COLLECTED DATA
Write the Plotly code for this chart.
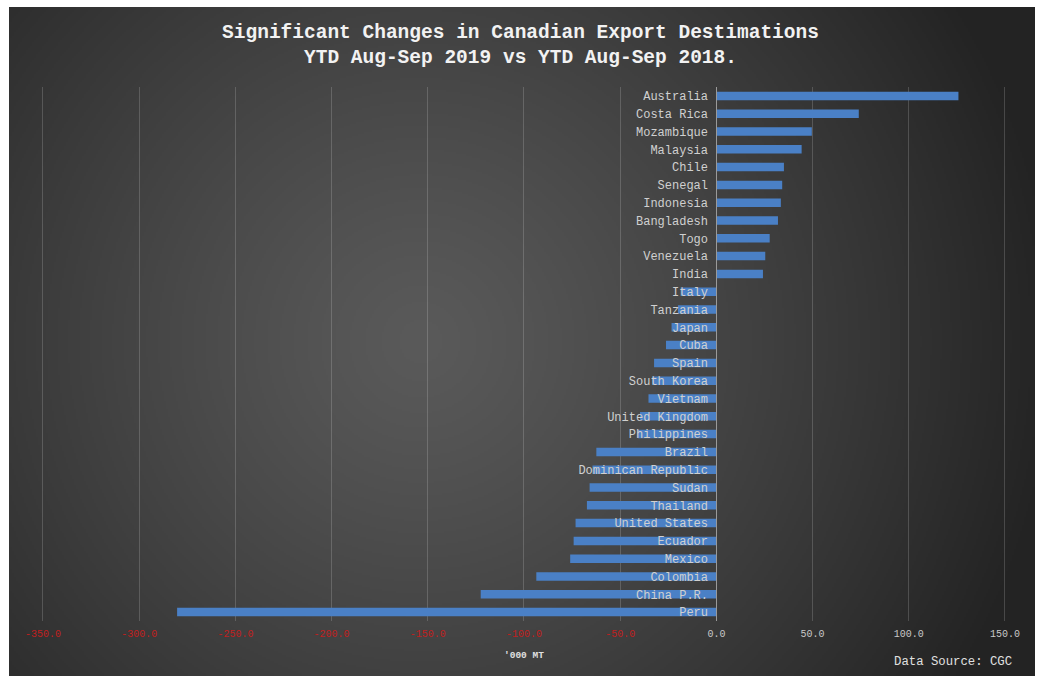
import base64
import struct
import zlib

import numpy as np
import plotly.graph_objects as go

# Change in export volume ('000 MT), YTD Aug-Sep 2019 vs YTD Aug-Sep 2018
countries = [
    "Australia", "Costa Rica", "Mozambique", "Malaysia", "Chile", "Senegal",
    "Indonesia", "Bangladesh", "Togo", "Venezuela", "India", "Italy",
    "Tanzania", "Japan", "Cuba", "Spain", "South Korea", "Vietnam",
    "United Kingdom", "Philippines", "Brazil", "Dominican Republic", "Sudan",
    "Thailand", "United States", "Ecuador", "Mexico", "Colombia",
    "China P.R.", "Peru",
]
changes = [
    125.8, 74.0, 49.6, 44.3, 35.1, 34.2,
    33.5, 32.0, 27.7, 25.4, 24.2, -18.6,
    -20.0, -23.3, -26.2, -32.4, -33.5, -35.3,
    -39.7, -40.8, -62.4, -64.4, -65.9,
    -67.3, -73.2, -74.2, -76.0, -93.6,
    -122.5, -280.3,
]
x_ticks = [-350, -300, -250, -200, -150, -100, -50, 0, 50, 100, 150]

W, H = 1041, 677
FONT = "Liberation Mono, Courier New, monospace"


def png_data_uri(rgb):
    """Encode an (h, w, 3) uint8 array as a PNG data URI."""
    h, w, _ = rgb.shape
    raw = b"".join(b"\x00" + rgb[r].tobytes() for r in range(h))

    def chunk(tag, data):
        c = struct.pack(">I", len(data)) + tag + data
        return c + struct.pack(">I", zlib.crc32(tag + data) & 0xFFFFFFFF)

    png = b"\x89PNG\r\n\x1a\n"
    png += chunk(b"IHDR", struct.pack(">IIBBBBB", w, h, 8, 2, 0, 0, 0))
    png += chunk(b"IDAT", zlib.compress(raw, 9))
    png += chunk(b"IEND", b"")
    return "data:image/png;base64," + base64.b64encode(png).decode()


# Dark radial-gradient backdrop
bx0, by0, bx1, by1 = 9, 7, 1035, 676
gw, gh = (bx1 - bx0) // 2, (by1 - by0) // 2
yy, xx = np.mgrid[0:gh, 0:gw]
px = bx0 + xx * 2.0
py = by0 + yy * 2.0
d = np.sqrt((px - 420) ** 2 + (py - 340) ** 2)
v = 90 - 55 * np.clip(d / 640, 0, 1) ** 1.2
img = np.repeat(v[:, :, None], 3, axis=2).astype(np.uint8)
bg_uri = png_data_uri(img)

# Plot area geometry (pixels); the value range is padded by a hair so the
# outermost gridlines (-350 and 150) are still drawn inside the plot area.
x_min, x_max = -350, 150
pad = 1.0
px_per_unit = (1005 - 43) / (x_max - x_min)
plot_l = 43 - pad * px_per_unit
plot_r = 1005 + pad * px_per_unit
plot_t, plot_b = 87, 621
zero_px = 43 + (0 - x_min) * px_per_unit

tick_text = [
    f'<span style="color:{"#c0201e" if t < 0 else "#c8c8c8"}">{t:.1f}</span>'
    for t in x_ticks
]

fig = go.Figure(
    go.Bar(
        x=changes,
        y=countries,
        orientation="h",
        marker=dict(color="#4a80c6", line=dict(width=0)),
        hovertemplate="%{y}: %{x:.1f}<extra></extra>",
    )
)

fig.update_layout(
    width=W,
    height=H,
    margin=dict(l=0, r=0, t=0, b=0, autoexpand=False),
    paper_bgcolor="white",
    plot_bgcolor="rgba(0,0,0,0)",
    bargap=0.52,
    showlegend=False,
    title=dict(
        text="Significant Changes in Canadian Export Destimations<br>"
             "YTD Aug-Sep 2019 vs YTD Aug-Sep 2018.",
        x=0.5,
        xanchor="center",
        y=1 - 38 / H,
        yanchor="top",
        font=dict(family=FONT, size=19.5, color="#f2f2f2", weight="bold"),
    ),
    xaxis=dict(
        domain=[plot_l / W, plot_r / W],
        range=[x_min - pad, x_max + pad],
        tickvals=x_ticks,
        ticktext=tick_text,
        tickfont=dict(family=FONT, size=10),
        ticklabelstandoff=5,
        showgrid=True,
        gridcolor="rgba(255,255,255,0.17)",
        gridwidth=1,
        zeroline=False,
        showline=False,
        ticks="",
        automargin=False,
        fixedrange=True,
    ),
    yaxis=dict(
        domain=[1 - plot_b / H, 1 - plot_t / H],
        autorange="reversed",
        anchor="free",
        position=zero_px / W,
        showline=True,
        linecolor="#9a9a9a",
        linewidth=1,
        showgrid=False,
        zeroline=False,
        ticks="",
        ticklabelstandoff=6,
        tickfont=dict(family=FONT, size=12, color="#d0d0d0"),
        automargin=False,
        fixedrange=True,
    ),
    images=[
        dict(
            source=bg_uri,
            xref="paper",
            yref="paper",
            x=bx0 / W,
            y=1 - by0 / H,
            sizex=(bx1 - bx0) / W,
            sizey=(by1 - by0) / H,
            xanchor="left",
            yanchor="top",
            sizing="stretch",
            layer="below",
        )
    ],
    annotations=[
        dict(
            text="'000 MT",
            xref="paper",
            yref="paper",
            x=524 / W,
            y=1 - 655 / H,
            xanchor="center",
            yanchor="middle",
            showarrow=False,
            font=dict(family=FONT, size=9.5, color="#e0e0e0", weight="bold"),
        ),
        dict(
            text="Data Source: CGC",
            xref="paper",
            yref="paper",
            x=1014 / W,
            y=1 - 662 / H,
            xanchor="right",
            yanchor="middle",
            showarrow=False,
            font=dict(family=FONT, size=12.3, color="#e0e0e0"),
        ),
    ],
)

fig.write_html("out.html")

TASK BRIEF
Repeat the material above word for word and skip every image in it.

WORKED SOLUTION
Write the Plotly code for this chart.
import base64
import struct
import zlib

import numpy as np
import plotly.graph_objects as go

# Change in export volume ('000 MT), YTD Aug-Sep 2019 vs YTD Aug-Sep 2018
countries = [
    "Australia", "Costa Rica", "Mozambique", "Malaysia", "Chile", "Senegal",
    "Indonesia", "Bangladesh", "Togo", "Venezuela", "India", "Italy",
    "Tanzania", "Japan", "Cuba", "Spain", "South Korea", "Vietnam",
    "United Kingdom", "Philippines", "Brazil", "Dominican Republic", "Sudan",
    "Thailand", "United States", "Ecuador", "Mexico", "Colombia",
    "China P.R.", "Peru",
]
changes = [
    125.8, 74.0, 49.6, 44.3, 35.1, 34.2,
    33.5, 32.0, 27.7, 25.4, 24.2, -18.6,
    -20.0, -23.3, -26.2, -32.4, -33.5, -35.3,
    -39.7, -40.8, -62.4, -64.4, -65.9,
    -67.3, -73.2, -74.2, -76.0, -93.6,
    -122.5, -280.3,
]
x_ticks = [-350, -300, -250, -200, -150, -100, -50, 0, 50, 100, 150]

W, H = 1041, 677
FONT = "Liberation Mono, Courier New, monospace"


def png_data_uri(rgb):
    """Encode an (h, w, 3) uint8 array as a PNG data URI."""
    h, w, _ = rgb.shape
    raw = b"".join(b"\x00" + rgb[r].tobytes() for r in range(h))

    def chunk(tag, data):
        c = struct.pack(">I", len(data)) + tag + data
        return c + struct.pack(">I", zlib.crc32(tag + data) & 0xFFFFFFFF)

    png = b"\x89PNG\r\n\x1a\n"
    png += chunk(b"IHDR", struct.pack(">IIBBBBB", w, h, 8, 2, 0, 0, 0))
    png += chunk(b"IDAT", zlib.compress(raw, 9))
    png += chunk(b"IEND", b"")
    return "data:image/png;base64," + base64.b64encode(png).decode()


# Dark radial-gradient backdrop
bx0, by0, bx1, by1 = 9, 7, 1035, 676
gw, gh = (bx1 - bx0) // 2, (by1 - by0) // 2
yy, xx = np.mgrid[0:gh, 0:gw]
px = bx0 + xx * 2.0
py = by0 + yy * 2.0
d = np.sqrt((px - 420) ** 2 + (py - 340) ** 2)
v = 90 - 55 * np.clip(d / 640, 0, 1) ** 1.2
img = np.repeat(v[:, :, None], 3, axis=2).astype(np.uint8)
bg_uri = png_data_uri(img)

# Plot area geometry (pixels); the value range is padded by a hair so the
# outermost gridlines (-350 and 150) are still drawn inside the plot area.
x_min, x_max = -350, 150
pad = 1.0
px_per_unit = (1005 - 43) / (x_max - x_min)
plot_l = 43 - pad * px_per_unit
plot_r = 1005 + pad * px_per_unit
plot_t, plot_b = 87, 621
zero_px = 43 + (0 - x_min) * px_per_unit

tick_text = [
    f'<span style="color:{"#c0201e" if t < 0 else "#c8c8c8"}">{t:.1f}</span>'
    for t in x_ticks
]

fig = go.Figure(
    go.Bar(
        x=changes,
        y=countries,
        orientation="h",
        marker=dict(color="#4a80c6", line=dict(width=0)),
        hovertemplate="%{y}: %{x:.1f}<extra></extra>",
    )
)

fig.update_layout(
    width=W,
    height=H,
    margin=dict(l=0, r=0, t=0, b=0, autoexpand=False),
    paper_bgcolor="white",
    plot_bgcolor="rgba(0,0,0,0)",
    bargap=0.52,
    showlegend=False,
    title=dict(
        text="Significant Changes in Canadian Export Destimations<br>"
             "YTD Aug-Sep 2019 vs YTD Aug-Sep 2018.",
        x=0.5,
        xanchor="center",
        y=1 - 38 / H,
        yanchor="top",
        font=dict(family=FONT, size=19.5, color="#f2f2f2", weight="bold"),
    ),
    xaxis=dict(
        domain=[plot_l / W, plot_r / W],
        range=[x_min - pad, x_max + pad],
        tickvals=x_ticks,
        ticktext=tick_text,
        tickfont=dict(family=FONT, size=10),
        ticklabelstandoff=5,
        showgrid=True,
        gridcolor="rgba(255,255,255,0.17)",
        gridwidth=1,
        zeroline=False,
        showline=False,
        ticks="",
        automargin=False,
        fixedrange=True,
    ),
    yaxis=dict(
        domain=[1 - plot_b / H, 1 - plot_t / H],
        autorange="reversed",
        anchor="free",
        position=zero_px / W,
        showline=True,
        linecolor="#9a9a9a",
        linewidth=1,
        showgrid=False,
        zeroline=False,
        ticks="",
        ticklabelstandoff=6,
        tickfont=dict(family=FONT, size=12, color="#d0d0d0"),
        automargin=False,
        fixedrange=True,
    ),
    images=[
        dict(
            source=bg_uri,
            xref="paper",
            yref="paper",
            x=bx0 / W,
            y=1 - by0 / H,
            sizex=(bx1 - bx0) / W,
            sizey=(by1 - by0) / H,
            xanchor="left",
            yanchor="top",
            sizing="stretch",
            layer="below",
        )
    ],
    annotations=[
        dict(
            text="'000 MT",
            xref="paper",
            yref="paper",
            x=524 / W,
            y=1 - 655 / H,
            xanchor="center",
            yanchor="middle",
            showarrow=False,
            font=dict(family=FONT, size=9.5, color="#e0e0e0", weight="bold"),
        ),
        dict(
            text="Data Source: CGC",
            xref="paper",
            yref="paper",
            x=1014 / W,
            y=1 - 662 / H,
            xanchor="right",
            yanchor="middle",
            showarrow=False,
            font=dict(family=FONT, size=12.3, color="#e0e0e0"),
        ),
    ],
)

fig.write_html("out.html")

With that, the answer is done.